++++ Data provided
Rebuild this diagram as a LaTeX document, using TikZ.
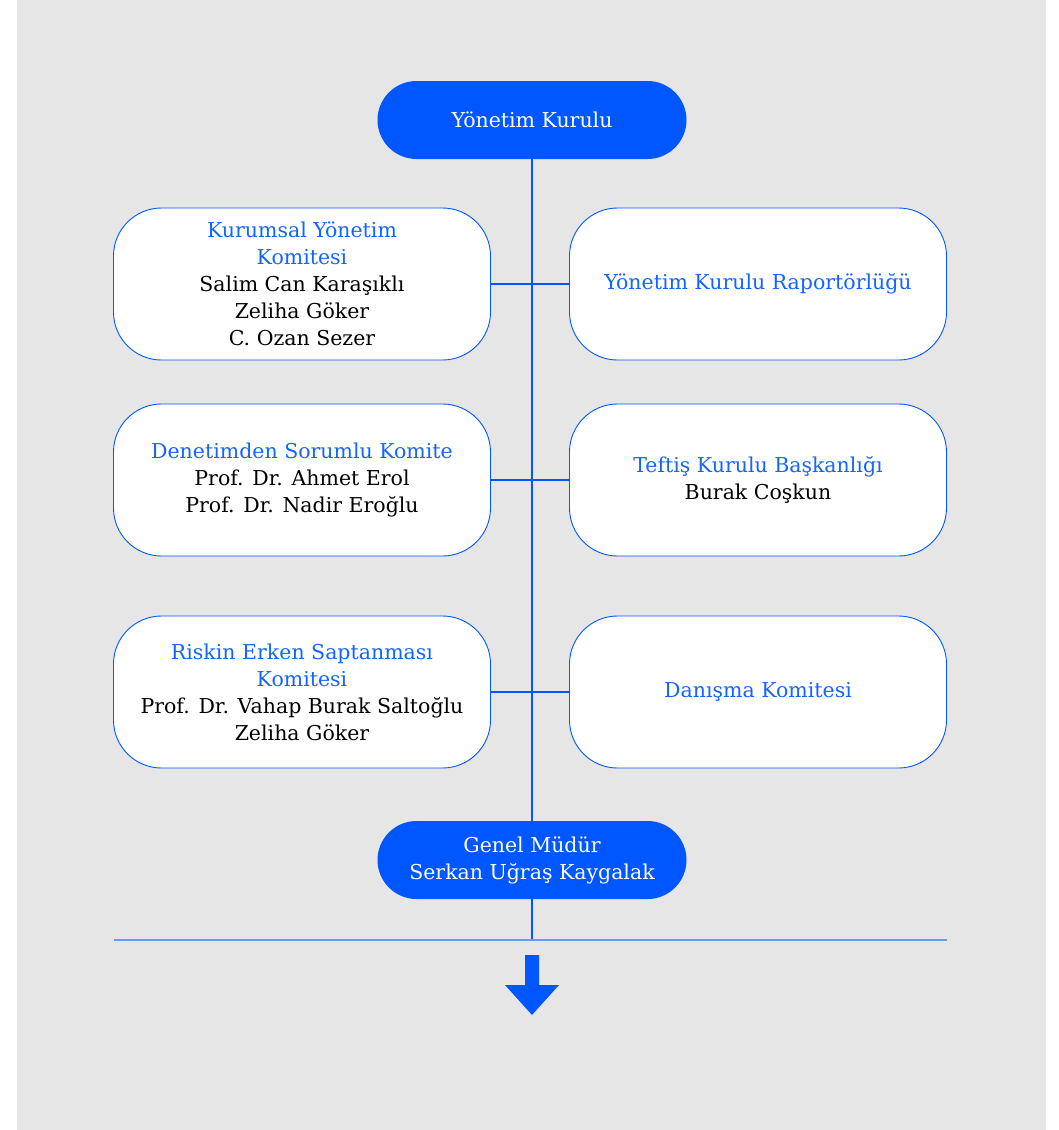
\documentclass[tikz,border=0pt]{standalone}
\usepackage{fontspec}
\setmainfont{DejaVu Serif}
\usetikzlibrary{positioning}
\definecolor{brand}{HTML}{0057FF}
\definecolor{brandtext}{HTML}{1464FF}
\definecolor{bggray}{HTML}{E6E6E6}
\newcommand{\ttl}[1]{\textcolor{brandtext}{#1}}

\begin{document}
\begin{tikzpicture}[x=1pt,y=-1pt,
  pill/.style={fill=brand,text=white,rounded corners=39pt,minimum width=309pt,minimum height=78pt,align=center,font=\fontsize{20.5}{27}\selectfont},
  box/.style={draw=brand,line width=0.9pt,fill=white,rounded corners=48pt,minimum width=377pt,minimum height=152pt,align=center,font=\fontsize{20.5}{27}\selectfont},
  link/.style={draw=brand,line width=1.1pt}]
\useasboundingbox (0,0) rectangle (1058,1130);
\fill[bggray] (17,0) rectangle (1046,1130);

\node[pill] (yk) at (532,120) {Yönetim Kurulu};
\node[pill] (gm) at (532,860) {Genel Müdür\\Serkan Uğraş Kaygalak};

% committees
\node[box] (kyk) at (302,284) {\ttl{Kurumsal Yönetim}\\\ttl{Komitesi}\\Salim Can Karaşıklı\\Zeliha Göker\\C. Ozan Sezer};
\node[box] (ykr) at (758,284) {\ttl{Yönetim Kurulu Raportörlüğü}};
\node[box] (dsk) at (302,480) {\ttl{Denetimden Sorumlu Komite}\\Prof. Dr. Ahmet Erol\\Prof. Dr. Nadir Eroğlu};
\node[box] (tkb) at (758,480) {\ttl{Teftiş Kurulu Başkanlığı}\\Burak Coşkun};
\node[box] (resk) at (302,692) {\ttl{Riskin Erken Saptanması}\\\ttl{Komitesi}\\Prof. Dr. Vahap Burak Saltoğlu\\Zeliha Göker};
\node[box] (dk) at (758,692) {\ttl{Danışma Komitesi}};

\coordinate (spine) at (532,940);
\coordinate (bl) at (114,940);
\coordinate (br) at (947,940);

\draw[link] (yk.south) -- (gm.north);
\draw[link] (gm.south) -- (spine);
\draw[link] (kyk.east) -- (ykr.west);
\draw[link] (dsk.east) -- (tkb.west);
\draw[link] (resk.east) -- (dk.west);
\draw[link,draw=brand!60] (bl) -- (br);

% down arrow
\coordinate (tip) at (532,1015);
\fill[brand] (tip) -- ++(-27,-30) -- ++(20,0) -- ++(0,-30) -- ++(14,0) -- ++(0,30) -- ++(20,0) -- cycle;
\end{tikzpicture}
\end{document}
++++++++
Your task is to return the lines above, from the first one up to and including the line containing "(br) at (947,940);", minus any pictures.

Rebuild this diagram as a LaTeX document, using TikZ.
\documentclass[tikz,border=0pt]{standalone}
\usepackage{fontspec}
\setmainfont{DejaVu Serif}
\usetikzlibrary{positioning}
\definecolor{brand}{HTML}{0057FF}
\definecolor{brandtext}{HTML}{1464FF}
\definecolor{bggray}{HTML}{E6E6E6}
\newcommand{\ttl}[1]{\textcolor{brandtext}{#1}}

\begin{document}
\begin{tikzpicture}[x=1pt,y=-1pt,
  pill/.style={fill=brand,text=white,rounded corners=39pt,minimum width=309pt,minimum height=78pt,align=center,font=\fontsize{20.5}{27}\selectfont},
  box/.style={draw=brand,line width=0.9pt,fill=white,rounded corners=48pt,minimum width=377pt,minimum height=152pt,align=center,font=\fontsize{20.5}{27}\selectfont},
  link/.style={draw=brand,line width=1.1pt}]
\useasboundingbox (0,0) rectangle (1058,1130);
\fill[bggray] (17,0) rectangle (1046,1130);

\node[pill] (yk) at (532,120) {Yönetim Kurulu};
\node[pill] (gm) at (532,860) {Genel Müdür\\Serkan Uğraş Kaygalak};

% committees
\node[box] (kyk) at (302,284) {\ttl{Kurumsal Yönetim}\\\ttl{Komitesi}\\Salim Can Karaşıklı\\Zeliha Göker\\C. Ozan Sezer};
\node[box] (ykr) at (758,284) {\ttl{Yönetim Kurulu Raportörlüğü}};
\node[box] (dsk) at (302,480) {\ttl{Denetimden Sorumlu Komite}\\Prof. Dr. Ahmet Erol\\Prof. Dr. Nadir Eroğlu};
\node[box] (tkb) at (758,480) {\ttl{Teftiş Kurulu Başkanlığı}\\Burak Coşkun};
\node[box] (resk) at (302,692) {\ttl{Riskin Erken Saptanması}\\\ttl{Komitesi}\\Prof. Dr. Vahap Burak Saltoğlu\\Zeliha Göker};
\node[box] (dk) at (758,692) {\ttl{Danışma Komitesi}};

\coordinate (spine) at (532,940);
\coordinate (bl) at (114,940);
\coordinate (br) at (947,940);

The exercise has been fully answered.